The NFL will kickoff its 100th season Sept. 5 with a game between its two oldest teams, the Green Bay Packers and the Chicago Bears . With 100 years of football comes 100 years of tradition, spawning everything from lifelong rivalries to crowds of people wearing big cheese on their heads.
Tradition makes us do funny things. For example, on Sept. 9, I will be dressed in my unwashed Drew Brees jersey with a wooden spoon in my knee-high lucky green socks. This is how I dress every day that the Saints play in their regular season. Despite the looks I get, it’s tradition.
So what makes a person do something like this? Why risk embarrassment for something like a football game? I’ll tell you why I do it. I do it because of my dad. My dad and I really didn’t connect when I was younger since he was a huge football nerd, and I was an 8 year old addicted to video games. One day our two worlds collided when he brought home a football video game, and we immediately started bonding. He told me what teams to choose and what plays would work, and I taught him how to work the controls. But it stopped there. He wouldn’t pick up a controller to play any other game, and I didn’t really care about football.
Then the day came when I was actually at a college football game, and my dad was talking to me about what was going on, and I was genuinely interested. I was learning so many things, and the game started becoming increasingly more interesting. After an hour of predicting plays and shouting, “That’s another Warhawk, third down!” our team walked away with a loss, but I didn’t. I won that day because that was one of the closest moments that I had with my dad.
Just as I was becoming interested in football, it seemed as though life was trying to get me down. My favorite team, the New Orleans Saints, wasn’t the team that it was today. I watched them suffer loss after loss. After several disheartening seasons, my newfound passion was starting to dwindle until one special day. I was sitting on my couch watching the Saints struggle against the South Carolina Panthers and found a wooden spoon lying in front of me. Since we were down by several points, I decided to pick it up and distract myself instead of enduring the agony of another loss. Mere seconds after picking up my spoon, the sports announcer shouted, “Interception! They are going to take it all the way!” The Saints had intercepted the ball and ran it back for a touchdown — one of many scored shortly thereafter to miraculously win the game. The Saints ended up pulling off an incredible season, and I held my spoon all the way through it.

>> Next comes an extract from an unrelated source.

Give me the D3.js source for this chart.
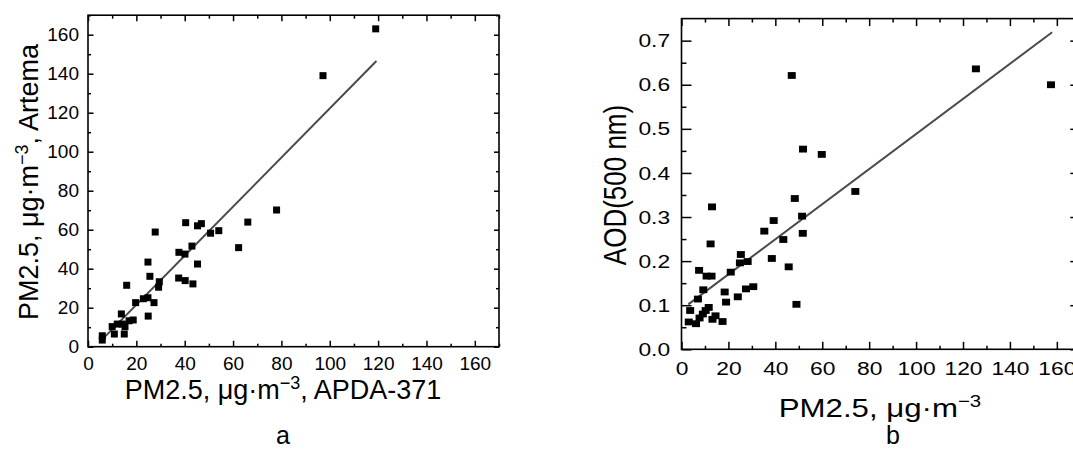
<!DOCTYPE html>
<html>
<head>
<meta charset="utf-8">
<script src="https://cdn.jsdelivr.net/npm/d3@7"></script>
<style>
  html, body { margin: 0; padding: 0; background: #fff; }
  svg { display: block; }
  text { font-family: "Liberation Sans", Arial, sans-serif; fill: #000; }
</style>
</head>
<body>
<svg id="chart" width="1073" height="452"></svg>
<script>
// ---------- Panel a data ----------
const aX = [119, 97.2, 78, 66.1, 62.3, 54.1, 50.7, 46.9, 45.3, 40.4, 43, 37.6, 40.1, 45.3, 37.5, 40.2, 43.4,
            27.8, 24.8, 25.6, 29.5, 29.2, 27.3, 24.8, 22.9, 24.9, 19.7, 16, 13.8, 18.7, 17, 15.3, 12.1, 10,
            10.9, 15, 14.2, 5.9, 5.9];
const aY = [163, 139, 70.1, 63.9, 50.8, 59.5, 58.2, 63.1, 62, 63.6, 51.6, 48.4, 47.5, 42.4, 35.2, 33.9, 32.2,
            58.8, 43.4, 36.1, 33.3, 30.5, 22.6, 25.1, 24.6, 15.7, 22.6, 31.5, 16.8, 13.7, 13.3, 10.3, 11.6, 10.3,
            6.5, 6.5, 11.6, 5.6, 3.4];
const fitAX = [5, 119.3];
const fitAY = [2.6, 146.5];
const aTicks = [0, 20, 40, 60, 80, 100, 120, 140, 160];
const aMinor = [10, 30, 50, 70, 90, 110, 130, 150, 170];

// ---------- Panel b data ----------
const bX = [125.5, 157.5, 47, 51.8, 59.8, 74.1, 48.3, 51.4, 51.7, 39.3, 35.3, 43.4, 38.5, 45.7, 49, 25.3, 24.9,
            28.2, 21, 13, 12.4, 7.5, 10.7, 12.8, 9.3, 7, 18.4, 19, 24, 27.5, 30.6, 3.7, 3.1, 6.2, 7.7, 9.1,
            10.3, 11.6, 13.2, 14.5, 17.5];
const bY = [0.636, 0.600, 0.621, 0.454, 0.442, 0.358, 0.342, 0.302, 0.263, 0.292, 0.268, 0.249, 0.206, 0.187,
            0.102, 0.215, 0.196, 0.199, 0.175, 0.323, 0.239, 0.179, 0.166, 0.166, 0.135, 0.114, 0.13, 0.107,
            0.119, 0.137, 0.142, 0.088, 0.062, 0.058, 0.071, 0.08, 0.088, 0.095, 0.068, 0.076, 0.063];
const fitBX = [2.9, 158];
const fitBY = [0.102, 0.719];
const bXTicks = [0, 20, 40, 60, 80, 100, 120, 140, 160];
const bXMinor = [10, 30, 50, 70, 90, 110, 130, 150];
const bYTicks = [0.0, 0.1, 0.2, 0.3, 0.4, 0.5, 0.6, 0.7];
const bYMinor = [0.05, 0.15, 0.25, 0.35, 0.45, 0.55, 0.65];

const svg = d3.select("#chart");

// ================= Panel a =================
const xa = d3.scaleLinear().domain([0, 170]).range([88, 499]);
const ya = d3.scaleLinear().domain([0, 170]).range([346.7, 15.2]);
const ga = svg.append("g");

function drawAxes(g, x, y, o) {
  const [x0, x1] = x.range(), [y0, y1] = y.range();
  // minor ticks
  g.append("g").attr("transform", `translate(0,${y0})`)
    .call(d3.axisBottom(x).tickValues(o.xMinor).tickSize(-o.minB).tickFormat(""));
  g.append("g").attr("transform", `translate(0,${y1})`)
    .call(d3.axisTop(x).tickValues(o.xMinor).tickSize(-o.minT).tickFormat(""));
  g.append("g").attr("transform", `translate(${x0},0)`)
    .call(d3.axisLeft(y).tickValues(o.yMinor).tickSize(-o.minL).tickFormat(""));
  g.append("g").attr("transform", `translate(${x1},0)`)
    .call(d3.axisRight(y).tickValues(o.yMinor).tickSize(-o.minR).tickFormat(""));
  // major ticks
  const bottom = g.append("g").attr("class", "xaxis").attr("transform", `translate(0,${y0})`)
    .call(d3.axisBottom(x).tickValues(o.xTicks).tickSize(-o.majB).tickPadding(o.padB).tickFormat(o.xFmt));
  g.append("g").attr("transform", `translate(0,${y1})`)
    .call(d3.axisTop(x).tickValues(o.xTicks).tickSize(-o.majT).tickFormat(""));
  const left = g.append("g").attr("class", "yaxis").attr("transform", `translate(${x0},0)`)
    .call(d3.axisLeft(y).tickValues(o.yTicks).tickSize(-o.majL).tickPadding(o.padL).tickFormat(o.yFmt));
  g.append("g").attr("transform", `translate(${x1},0)`)
    .call(d3.axisRight(y).tickValues(o.yTicks).tickSize(-o.majR).tickFormat(""));
  g.selectAll(".domain").remove();
  g.selectAll(".tick line").attr("stroke", "#000").attr("stroke-width", 1.5);
  g.selectAll(".tick text").attr("font-size", o.fs).attr("font-family", '"Liberation Sans", Arial, sans-serif').attr("fill", "#000");
  // frame
  g.append("rect").attr("x", x0).attr("y", y1).attr("width", x1 - x0).attr("height", y0 - y1)
    .attr("fill", "none").attr("stroke", "#000").attr("stroke-width", 1.6);
  return { bottom, left };
}

drawAxes(ga, xa, ya, {
  xTicks: aTicks, xMinor: aMinor, yTicks: aTicks, yMinor: aMinor,
  majB: 6, minB: 3, majT: 6, minT: 3.5, majL: 5.5, minL: 3, majR: 5, minR: 3,
  padB: 10, padL: 9, fs: 19, xFmt: d3.format("d"), yFmt: d3.format("d")
});

ga.append("line")
  .attr("x1", xa(fitAX[0])).attr("y1", ya(fitAY[0]))
  .attr("x2", xa(fitAX[1])).attr("y2", ya(fitAY[1]))
  .attr("stroke", "#4a4a4a").attr("stroke-width", 2);

ga.selectAll("rect.pt").data(aX.map((v, i) => [v, aY[i]])).join("rect")
  .attr("class", "pt")
  .attr("x", d => xa(d[0]) - 3.5).attr("y", d => ya(d[1]) - 3.5)
  .attr("width", 7).attr("height", 7).attr("fill", "#000");

// axis titles a
const yLabA = ga.append("text")
  .attr("transform", "translate(38,182) rotate(-90)")
  .attr("text-anchor", "middle").attr("font-size", 27);
yLabA.append("tspan").text("PM2.5, μg·m");
yLabA.append("tspan").attr("dy", -10).attr("font-size", 18).text("−3");
yLabA.append("tspan").attr("dy", 10).text(", Artema");

const xLabA = ga.append("text")
  .attr("x", 283).attr("y", 399)
  .attr("text-anchor", "middle").attr("font-size", 27);
xLabA.append("tspan").text("PM2.5, μg·m");
xLabA.append("tspan").attr("dy", -10).attr("font-size", 18).text("−3");
xLabA.append("tspan").attr("dy", 10).text(", APDA-371");

ga.append("text").attr("x", 283).attr("y", 444).attr("text-anchor", "middle")
  .attr("font-family", '"Liberation Serif", "Times New Roman", serif').attr("font-size", 25).text("a");

// ================= Panel b =================
const xb = d3.scaleLinear().domain([0, 170]).range([681.5, 1080.3]);
const yb = d3.scaleLinear().domain([0, 0.75]).range([349.3, 18.6]);
const gb = svg.append("g");

const axB = drawAxes(gb, xb, yb, {
  xTicks: bXTicks, xMinor: bXMinor, yTicks: bYTicks, yMinor: bYMinor,
  majB: 7.5, minB: 3.5, majT: 7.5, minT: 4, majL: 10, minL: 5, majR: 10, minR: 5,
  padB: 12.5, padL: 9.5, fs: 19, xFmt: d3.format("d"), yFmt: d3.format(".1f")
});
// horizontally stretched text in panel b
gb.selectAll(".tick text").attr("transform", function () {
  return "scale(1.2,1)";
});

gb.append("line")
  .attr("x1", xb(fitBX[0])).attr("y1", yb(fitBY[0]))
  .attr("x2", xb(fitBX[1])).attr("y2", yb(fitBY[1]))
  .attr("stroke", "#4a4a4a").attr("stroke-width", 2);

gb.selectAll("rect.pt").data(bX.map((v, i) => [v, bY[i]])).join("rect")
  .attr("class", "pt")
  .attr("x", d => xb(d[0]) - 4).attr("y", d => yb(d[1]) - 3.4)
  .attr("width", 8).attr("height", 6.8).attr("fill", "#000");

const yLabB = gb.append("text")
  .attr("transform", "translate(626,185) scale(1.2,1) rotate(-90)")
  .attr("text-anchor", "middle").attr("font-size", 26).text("AOD(500 nm)");

const xLabB = gb.append("text")
  .attr("transform", "translate(880,417) scale(1.2,1)")
  .attr("text-anchor", "middle").attr("font-size", 26);
xLabB.append("tspan").text("PM2.5, μg·m");
xLabB.append("tspan").attr("dy", -10).attr("font-size", 17).text("−3");

gb.append("text").attr("x", 893).attr("y", 444).attr("text-anchor", "middle")
  .attr("font-family", '"Liberation Serif", "Times New Roman", serif').attr("font-size", 25).text("b");
</script>
</body>
</html>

As the years passed, I donned a Drew Brees jersey and a pair of lucky socks to help “ensure” the Saints’ victory, but my favorite part of my traditions wasn’t the stylish apparel, but it was sitting on the couch with my dad knowing that this was something that we shared. The real tradition was him calming me down when the game was getting too close. It was his nonstop laughter at my reactions when our rivals, the Atlanta Falcons, scored. It was the ability to sit in absolute silence and know exactly what we both were thinking, which was usually an incorrect prediction of the next play.
Being in college, I haven’t had my dad right there beside me on the couch, but when I wear my game day attire, I know deep in my heart that he is watching miles away in his matching football jersey. So, despite the weird glances and the scattered comments, I wear my spoon in my sock with pride because it’s not just some old tradition, it’s my tradition.
Traditions don’t have to be decades old nor do they have to be unchangeable. With new families, you either create your own traditions or mix the ones that you already have together. It’s a beautiful thing when multiple traditions combine into one or when new ones are made because that’s what they are about. They are about community and shared memories. So, don’t be afraid to start a tradition and don’t be afraid when one changes. Celebrate something goofy, wear something weird on Wednesdays, or wear a spoon in your sock. Traditions reflect growth and cherished memories, something that I think we all need in our lives. Go Saints!